Des travailleurs ont moissonné vos terres, et vous ne les avez pas payés ; leur salaire crie vengeance, et les revendications des moissonneurs sont arrivées aux oreilles du Seigneur de l’univers.
Vous avez recherché sur terre le plaisir et le luxe, et vous avez fait bombance pendant qu’on massacrait des gens.
Vous avez condamné le juste et vous l’avez tué, sans qu’il vous résiste.

Evangile : Contre le sectarisme et contre le scandale (Mc 9, 38-43.45.47-48)
Acclamation : Alléluia. Alléluia. Ta parole, Seigneur, est vérité : dans cette vérité, consacre-nous. Alléluia. (cf. Jn 17, 17)

Évangile de Jésus Christ selon saint Marc
Jean, l’un des Douze, disait à Jésus : « Maître, nous avons vu quelqu’un chasser des esprits mauvais en ton nom ; nous avons voulu l’en empêcher, car il n’est pas de ceux qui nous suivent. »
Jésus répondit : « Ne l’empêchez pas, car celui qui fait un miracle en mon nom ne peut pas, aussitôt après, mal parler de moi ; celui qui n’est pas contre nous est pour nous.
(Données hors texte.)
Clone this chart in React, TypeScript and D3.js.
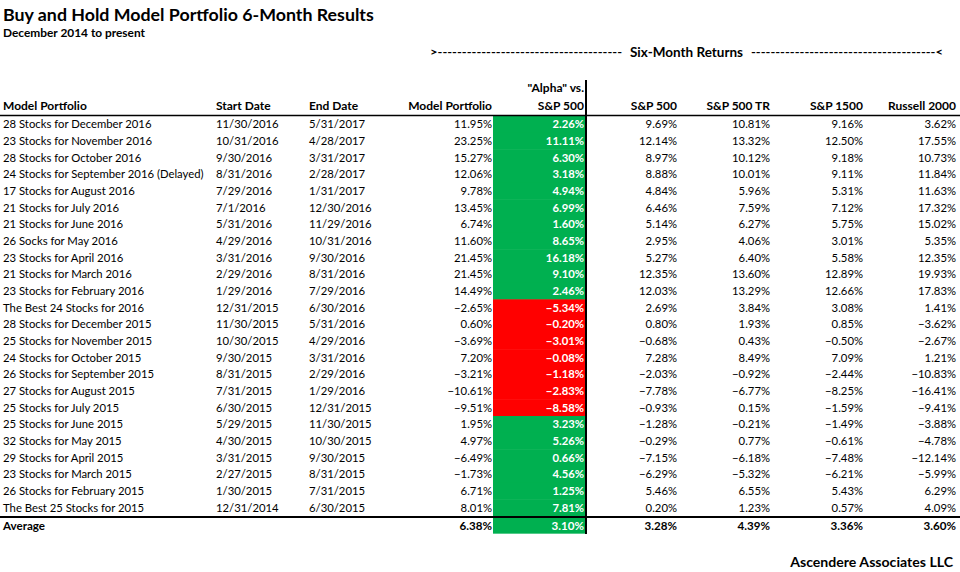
import React from "react";
import * as d3 from "d3";

const portfolios = [
  "28 Stocks for December 2016",
  "23 Stocks for November 2016",
  "28 Stocks for October 2016",
  "24 Stocks for September 2016 (Delayed)",
  "17 Stocks for August 2016",
  "21 Stocks for July 2016",
  "21 Stocks for June 2016",
  "26 Socks for May 2016",
  "23 Stocks for April 2016",
  "21 Stocks for March 2016",
  "23 Stocks for February 2016",
  "The Best 24 Stocks for 2016",
  "28 Stocks for December 2015",
  "25 Stocks for November 2015",
  "24 Stocks for October 2015",
  "26 Stocks for September 2015",
  "27 Stocks for August 2015",
  "25 Stocks for July 2015",
  "25 Stocks for June 2015",
  "32 Stocks for May 2015",
  "29 Stocks for April 2015",
  "23 Stocks for March 2015",
  "26 Stocks for February 2015",
  "The Best 25 Stocks for 2015",
];

const startDates = [
  "11/30/2016", "10/31/2016", "9/30/2016", "8/31/2016", "7/29/2016", "7/1/2016",
  "5/31/2016", "4/29/2016", "3/31/2016", "2/29/2016", "1/29/2016", "12/31/2015",
  "11/30/2015", "10/30/2015", "9/30/2015", "8/31/2015", "7/31/2015", "6/30/2015",
  "5/29/2015", "4/30/2015", "3/31/2015", "2/27/2015", "1/30/2015", "12/31/2014",
];

const endDates = [
  "5/31/2017", "4/28/2017", "3/31/2017", "2/28/2017", "1/31/2017", "12/30/2016",
  "11/29/2016", "10/31/2016", "9/30/2016", "8/31/2016", "7/29/2016", "6/30/2016",
  "5/31/2016", "4/29/2016", "3/31/2016", "2/29/2016", "1/29/2016", "12/31/2015",
  "11/30/2015", "10/30/2015", "9/30/2015", "8/31/2015", "7/31/2015", "6/30/2015",
];

const modelReturns = [
  11.95, 23.25, 15.27, 12.06, 9.78, 13.45, 6.74, 11.6, 21.45, 21.45, 14.49, -2.65,
  0.6, -3.69, 7.2, -3.21, -10.61, -9.51, 1.95, 4.97, -6.49, -1.73, 6.71, 8.01,
];
const alphaVsSP500 = [
  2.26, 11.11, 6.3, 3.18, 4.94, 6.99, 1.6, 8.65, 16.18, 9.1, 2.46, -5.34,
  -0.2, -3.01, -0.08, -1.18, -2.83, -8.58, 3.23, 5.26, 0.66, 4.56, 1.25, 7.81,
];
const sp500 = [
  9.69, 12.14, 8.97, 8.88, 4.84, 6.46, 5.14, 2.95, 5.27, 12.35, 12.03, 2.69,
  0.8, -0.68, 7.28, -2.03, -7.78, -0.93, -1.28, -0.29, -7.15, -6.29, 5.46, 0.2,
];
const sp500TR = [
  10.81, 13.32, 10.12, 10.01, 5.96, 7.59, 6.27, 4.06, 6.4, 13.6, 13.29, 3.84,
  1.93, 0.43, 8.49, -0.92, -6.77, 0.15, -0.21, 0.77, -6.18, -5.32, 6.55, 1.23,
];
const sp1500 = [
  9.16, 12.5, 9.18, 9.11, 5.31, 7.12, 5.75, 3.01, 5.58, 12.89, 12.66, 3.08,
  0.85, -0.5, 7.09, -2.44, -8.25, -1.59, -1.49, -0.61, -7.48, -6.21, 5.43, 0.57,
];
const russell2000 = [
  3.62, 17.55, 10.73, 11.84, 11.63, 17.32, 15.02, 5.35, 12.35, 19.93, 17.83, 1.41,
  -3.62, -2.67, 1.21, -10.83, -16.41, -9.41, -3.88, -4.78, -12.14, -5.99, 6.29, 4.09,
];

const averageLabel = "Average";
const averages = [6.38, 3.1, 3.28, 4.39, 3.36, 3.6];

const headers = ["Model Portfolio", "Start Date", "End Date", "Model Portfolio", "S&P 500", "S&P 500", "S&P 500 TR", "S&P 1500", "Russell 2000"];
const alphaHeaderTop = "\"Alpha\" vs.";
const title = "Buy and Hold Model Portfolio 6-Month Results";
const subtitle = "December 2014 to present";
const groupLabel = "Six-Month Returns";
const footer = "Ascendere Associates LLC";

const W = 960;
const H = 572;
const FONT = "Lato, 'Open Sans', sans-serif";
const GREEN = "#00B050";
const RED = "#FF0000";

const fmt = (v: number) => d3.format(".2f")(v) + "%";

export default function App() {
  const rowIdx = d3.range(portfolios.length);
  const y = d3.scaleBand<number>().domain(rowIdx).range([116, 516]).padding(0);
  const rh = y.bandwidth();
  const avgTop = 518;
  const avgMid = avgTop + rh / 2;

  const xName = 3;
  const xStart = 216;
  const xEnd = 309;
  const numRights = [492, 584, 677, 770, 863, 956];
  const alphaLeft = 493;
  const alphaRight = 585;

  const numCols = [modelReturns, alphaVsSP500, sp500, sp500TR, sp1500, russell2000];
  const fs = 11.3;
  const hfs = 12;
  const dy = 4;

  return (
    <svg width={W} height={H} style={{ position: "absolute", left: 0, top: 0, background: "#fff" }} fontFamily={FONT}>
      <rect x={0} y={0} width={W} height={H} fill="#fff" />
      <text x={3} y={21} fontSize={17.8} fontWeight="bold" fill="#000">{title}</text>
      <text x={3} y={37} fontSize={11.9} fontWeight="bold" fill="#000">{subtitle}</text>

      {/* Group header with dashes */}
      <text x={430} y={56} fontSize={12} fontWeight="bold" textLength={192} lengthAdjust="spacingAndGlyphs">
        {">" + "-".repeat(38)}
      </text>
      <text x={686.5} y={56.5} fontSize={13.5} fontWeight="bold" textAnchor="middle">{groupLabel}</text>
      <text x={751} y={56} fontSize={12} fontWeight="bold" textLength={192} lengthAdjust="spacingAndGlyphs">
        {"-".repeat(38) + "<"}
      </text>

      {/* Alpha column fills */}
      {rowIdx.map((i) => (
        <rect key={"f" + i} x={alphaLeft} y={y(i)!} width={alphaRight - alphaLeft} height={rh + 0.5}
          fill={alphaVsSP500[i] < 0 ? RED : GREEN} />
      ))}
      <rect x={alphaLeft} y={avgTop} width={alphaRight - alphaLeft} height={rh - 1} fill={averages[1] < 0 ? RED : GREEN} />

      {/* Headers */}
      <g fontSize={hfs} fontWeight="bold" fill="#000">
        <text x={xName} y={110}>{headers[0]}</text>
        <text x={xStart} y={110}>{headers[1]}</text>
        <text x={xEnd} y={110}>{headers[2]}</text>
        <text x={numRights[0]} y={110} textAnchor="end">{headers[3]}</text>
        <text x={numRights[1]} y={92} textAnchor="end">{alphaHeaderTop}</text>
        <text x={numRights[1]} y={110} textAnchor="end">{headers[4]}</text>
        <text x={numRights[2]} y={110} textAnchor="end">{headers[5]}</text>
        <text x={numRights[3]} y={110} textAnchor="end">{headers[6]}</text>
        <text x={numRights[4]} y={110} textAnchor="end">{headers[7]}</text>
        <text x={numRights[5]} y={110} textAnchor="end">{headers[8]}</text>
      </g>

      {/* Rows */}
      <g fontSize={fs} fill="#000">
        {rowIdx.map((i) => {
          const cy = y(i)! + rh / 2 + dy;
          return (
            <g key={"r" + i}>
              <text x={xName} y={cy}>{portfolios[i]}</text>
              <text x={xStart} y={cy}>{startDates[i]}</text>
              <text x={xEnd} y={cy}>{endDates[i]}</text>
              {numCols.map((col, c) => (
                <text key={c} x={numRights[c]} y={cy} textAnchor="end"
                  fill={c === 1 ? "#fff" : "#000"} fontWeight={c === 1 ? "bold" : "normal"}>
                  {fmt(col[i])}
                </text>
              ))}
            </g>
          );
        })}
      </g>

      {/* Average row */}
      <g fontSize={11.6} fontWeight="bold" fill="#000">
        <text x={xName} y={avgMid + dy}>{averageLabel}</text>
        {averages.map((v, c) => (
          <text key={c} x={numRights[c]} y={avgMid + dy} textAnchor="end" fill={c === 1 ? "#fff" : "#000"}>
            {fmt(v)}
          </text>
        ))}
      </g>

      {/* Lines */}
      <line x1={0} x2={W} y1={115.5} y2={115.5} stroke="#000" strokeWidth={1.5} />
      <line x1={0} x2={W} y1={517} y2={517} stroke="#000" strokeWidth={2} />
      <line x1={586} x2={586} y1={80} y2={534} stroke="#000" strokeWidth={2} />

      <text x={953} y={567} fontSize={14.1} fontWeight="bold" textAnchor="end">{footer}</text>
    </svg>
  );
}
Et celui qui vous donnera un verre d’eau au nom de votre appartenance au Christ, amen, je vous le dis, il ne restera pas sans récompense.
Celui qui entraînera la chute d’un seul de ces petits qui croient en moi, mieux vaudrait pour lui qu’on lui attache au cou une de ces meules que tournent les ânes, et qu’on le jette à la mer.
Et si ta main t’entraîne au péché, coupe-la. Il vaut mieux entrer manchot dans la vie éternelle que d’être jeté avec tes deux mains dans la géhenne, là où le feu ne s’éteint pas.
Si ton pied t’entraîne au péché, coupe-le. Il vaut mieux entrer estropié dans la vie éternelle que d’être jeté avec tes deux pieds dans la géhenne.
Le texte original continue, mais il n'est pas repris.